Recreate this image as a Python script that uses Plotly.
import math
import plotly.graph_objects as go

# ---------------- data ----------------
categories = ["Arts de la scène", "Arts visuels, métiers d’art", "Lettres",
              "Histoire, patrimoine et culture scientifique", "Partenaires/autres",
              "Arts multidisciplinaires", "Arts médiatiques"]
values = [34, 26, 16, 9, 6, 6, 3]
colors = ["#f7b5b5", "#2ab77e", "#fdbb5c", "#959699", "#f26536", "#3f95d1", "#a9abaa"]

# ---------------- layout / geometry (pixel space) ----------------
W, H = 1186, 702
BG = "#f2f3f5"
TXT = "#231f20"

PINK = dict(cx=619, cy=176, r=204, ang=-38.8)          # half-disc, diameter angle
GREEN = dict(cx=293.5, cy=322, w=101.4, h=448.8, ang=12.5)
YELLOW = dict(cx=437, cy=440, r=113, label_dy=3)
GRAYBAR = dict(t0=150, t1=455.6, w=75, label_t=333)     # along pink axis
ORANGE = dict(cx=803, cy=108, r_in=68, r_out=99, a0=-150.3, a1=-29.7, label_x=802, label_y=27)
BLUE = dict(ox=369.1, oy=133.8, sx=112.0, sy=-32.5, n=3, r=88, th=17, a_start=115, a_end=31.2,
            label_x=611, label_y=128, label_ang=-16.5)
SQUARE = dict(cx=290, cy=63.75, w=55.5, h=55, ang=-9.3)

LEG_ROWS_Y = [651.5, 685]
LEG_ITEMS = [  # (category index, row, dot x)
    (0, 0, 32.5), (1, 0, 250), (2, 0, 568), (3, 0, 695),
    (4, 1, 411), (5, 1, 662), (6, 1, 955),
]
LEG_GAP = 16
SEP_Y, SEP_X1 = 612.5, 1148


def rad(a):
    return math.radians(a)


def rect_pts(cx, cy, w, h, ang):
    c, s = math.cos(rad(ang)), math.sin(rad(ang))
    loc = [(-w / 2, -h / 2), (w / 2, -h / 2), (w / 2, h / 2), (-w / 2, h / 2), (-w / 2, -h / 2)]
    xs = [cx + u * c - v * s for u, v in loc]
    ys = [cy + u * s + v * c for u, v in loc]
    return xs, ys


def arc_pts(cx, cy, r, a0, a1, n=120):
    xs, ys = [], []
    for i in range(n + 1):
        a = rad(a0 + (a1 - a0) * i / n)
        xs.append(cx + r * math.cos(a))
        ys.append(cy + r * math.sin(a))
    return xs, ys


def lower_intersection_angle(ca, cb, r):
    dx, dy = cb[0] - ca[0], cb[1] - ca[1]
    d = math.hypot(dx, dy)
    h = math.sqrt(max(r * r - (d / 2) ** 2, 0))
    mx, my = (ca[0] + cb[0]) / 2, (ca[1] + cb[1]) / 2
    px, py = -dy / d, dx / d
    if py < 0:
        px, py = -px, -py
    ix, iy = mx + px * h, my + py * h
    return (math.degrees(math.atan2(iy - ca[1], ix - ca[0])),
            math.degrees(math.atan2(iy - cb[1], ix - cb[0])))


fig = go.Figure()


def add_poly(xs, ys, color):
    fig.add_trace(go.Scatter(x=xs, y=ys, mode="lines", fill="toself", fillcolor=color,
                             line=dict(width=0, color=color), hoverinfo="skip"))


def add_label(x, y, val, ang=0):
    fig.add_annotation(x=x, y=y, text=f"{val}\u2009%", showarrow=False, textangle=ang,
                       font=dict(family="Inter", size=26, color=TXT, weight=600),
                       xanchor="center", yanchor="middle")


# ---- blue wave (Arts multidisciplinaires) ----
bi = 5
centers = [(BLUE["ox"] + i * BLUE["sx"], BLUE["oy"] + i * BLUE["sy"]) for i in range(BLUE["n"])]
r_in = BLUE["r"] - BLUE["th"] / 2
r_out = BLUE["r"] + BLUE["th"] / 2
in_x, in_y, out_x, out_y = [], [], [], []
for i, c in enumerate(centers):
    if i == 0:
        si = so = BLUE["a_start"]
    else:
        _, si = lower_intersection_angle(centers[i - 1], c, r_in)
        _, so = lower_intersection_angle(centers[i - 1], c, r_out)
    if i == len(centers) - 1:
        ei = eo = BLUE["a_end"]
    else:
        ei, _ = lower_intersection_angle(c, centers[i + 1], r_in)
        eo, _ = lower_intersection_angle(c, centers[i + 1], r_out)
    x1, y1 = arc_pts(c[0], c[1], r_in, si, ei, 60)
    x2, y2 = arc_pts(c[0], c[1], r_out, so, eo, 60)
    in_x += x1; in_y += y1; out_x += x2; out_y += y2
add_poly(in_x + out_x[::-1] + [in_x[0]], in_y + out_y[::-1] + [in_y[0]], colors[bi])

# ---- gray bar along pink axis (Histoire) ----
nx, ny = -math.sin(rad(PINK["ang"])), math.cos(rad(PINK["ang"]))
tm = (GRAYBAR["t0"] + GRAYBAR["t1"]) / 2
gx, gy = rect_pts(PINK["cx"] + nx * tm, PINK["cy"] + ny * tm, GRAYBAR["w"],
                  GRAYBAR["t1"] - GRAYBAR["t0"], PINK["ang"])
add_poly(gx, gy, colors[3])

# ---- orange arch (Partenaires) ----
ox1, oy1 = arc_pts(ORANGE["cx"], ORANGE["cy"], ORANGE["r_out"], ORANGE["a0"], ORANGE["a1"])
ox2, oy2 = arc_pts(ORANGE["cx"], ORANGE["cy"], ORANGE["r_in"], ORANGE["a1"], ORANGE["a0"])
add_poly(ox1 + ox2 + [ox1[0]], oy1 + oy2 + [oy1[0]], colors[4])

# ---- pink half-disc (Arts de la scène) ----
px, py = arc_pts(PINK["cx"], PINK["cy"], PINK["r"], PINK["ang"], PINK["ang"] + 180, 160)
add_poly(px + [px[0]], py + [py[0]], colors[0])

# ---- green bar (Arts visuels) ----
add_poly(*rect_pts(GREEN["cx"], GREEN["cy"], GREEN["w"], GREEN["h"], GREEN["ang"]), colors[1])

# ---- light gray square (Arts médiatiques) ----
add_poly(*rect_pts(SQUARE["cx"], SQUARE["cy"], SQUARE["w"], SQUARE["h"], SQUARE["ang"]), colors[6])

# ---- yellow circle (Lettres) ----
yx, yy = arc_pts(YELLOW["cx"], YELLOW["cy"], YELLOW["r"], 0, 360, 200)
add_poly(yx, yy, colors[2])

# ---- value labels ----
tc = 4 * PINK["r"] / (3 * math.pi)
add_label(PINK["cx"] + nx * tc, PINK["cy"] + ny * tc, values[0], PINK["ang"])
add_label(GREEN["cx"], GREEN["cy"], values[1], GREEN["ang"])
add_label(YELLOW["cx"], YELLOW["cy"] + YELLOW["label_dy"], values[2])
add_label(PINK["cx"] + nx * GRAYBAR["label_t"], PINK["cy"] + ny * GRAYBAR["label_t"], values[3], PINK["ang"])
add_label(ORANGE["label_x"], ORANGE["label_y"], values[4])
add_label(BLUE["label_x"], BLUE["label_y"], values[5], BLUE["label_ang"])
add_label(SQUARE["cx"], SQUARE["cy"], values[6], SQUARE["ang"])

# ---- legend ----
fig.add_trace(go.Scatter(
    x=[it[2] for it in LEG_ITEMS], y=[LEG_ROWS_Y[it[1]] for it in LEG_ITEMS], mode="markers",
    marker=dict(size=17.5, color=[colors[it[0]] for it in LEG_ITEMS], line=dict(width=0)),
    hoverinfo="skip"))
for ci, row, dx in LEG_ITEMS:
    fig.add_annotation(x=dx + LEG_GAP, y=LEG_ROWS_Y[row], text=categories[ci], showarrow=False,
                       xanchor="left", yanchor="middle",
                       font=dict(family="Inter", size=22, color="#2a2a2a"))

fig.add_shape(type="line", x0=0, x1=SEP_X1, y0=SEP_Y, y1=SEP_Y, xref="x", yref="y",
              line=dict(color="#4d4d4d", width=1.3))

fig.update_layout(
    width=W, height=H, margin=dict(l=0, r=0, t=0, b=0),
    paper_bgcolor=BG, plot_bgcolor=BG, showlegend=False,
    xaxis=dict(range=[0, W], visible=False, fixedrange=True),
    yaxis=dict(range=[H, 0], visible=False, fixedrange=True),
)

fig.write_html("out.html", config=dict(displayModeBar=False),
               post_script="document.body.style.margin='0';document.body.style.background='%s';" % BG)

◆ ◆ ◆ ◆

Stated goal:
What is needed is an exact copy of the lines from the start of the listing through the line where "return math.radians(a)" sits, please, both end lines included and nothing more.

Output of the exercise:
Recreate this image as a Python script that uses Plotly.
import math
import plotly.graph_objects as go

# ---------------- data ----------------
categories = ["Arts de la scène", "Arts visuels, métiers d’art", "Lettres",
              "Histoire, patrimoine et culture scientifique", "Partenaires/autres",
              "Arts multidisciplinaires", "Arts médiatiques"]
values = [34, 26, 16, 9, 6, 6, 3]
colors = ["#f7b5b5", "#2ab77e", "#fdbb5c", "#959699", "#f26536", "#3f95d1", "#a9abaa"]

# ---------------- layout / geometry (pixel space) ----------------
W, H = 1186, 702
BG = "#f2f3f5"
TXT = "#231f20"

PINK = dict(cx=619, cy=176, r=204, ang=-38.8)          # half-disc, diameter angle
GREEN = dict(cx=293.5, cy=322, w=101.4, h=448.8, ang=12.5)
YELLOW = dict(cx=437, cy=440, r=113, label_dy=3)
GRAYBAR = dict(t0=150, t1=455.6, w=75, label_t=333)     # along pink axis
ORANGE = dict(cx=803, cy=108, r_in=68, r_out=99, a0=-150.3, a1=-29.7, label_x=802, label_y=27)
BLUE = dict(ox=369.1, oy=133.8, sx=112.0, sy=-32.5, n=3, r=88, th=17, a_start=115, a_end=31.2,
            label_x=611, label_y=128, label_ang=-16.5)
SQUARE = dict(cx=290, cy=63.75, w=55.5, h=55, ang=-9.3)

LEG_ROWS_Y = [651.5, 685]
LEG_ITEMS = [  # (category index, row, dot x)
    (0, 0, 32.5), (1, 0, 250), (2, 0, 568), (3, 0, 695),
    (4, 1, 411), (5, 1, 662), (6, 1, 955),
]
LEG_GAP = 16
SEP_Y, SEP_X1 = 612.5, 1148


def rad(a):
    return math.radians(a)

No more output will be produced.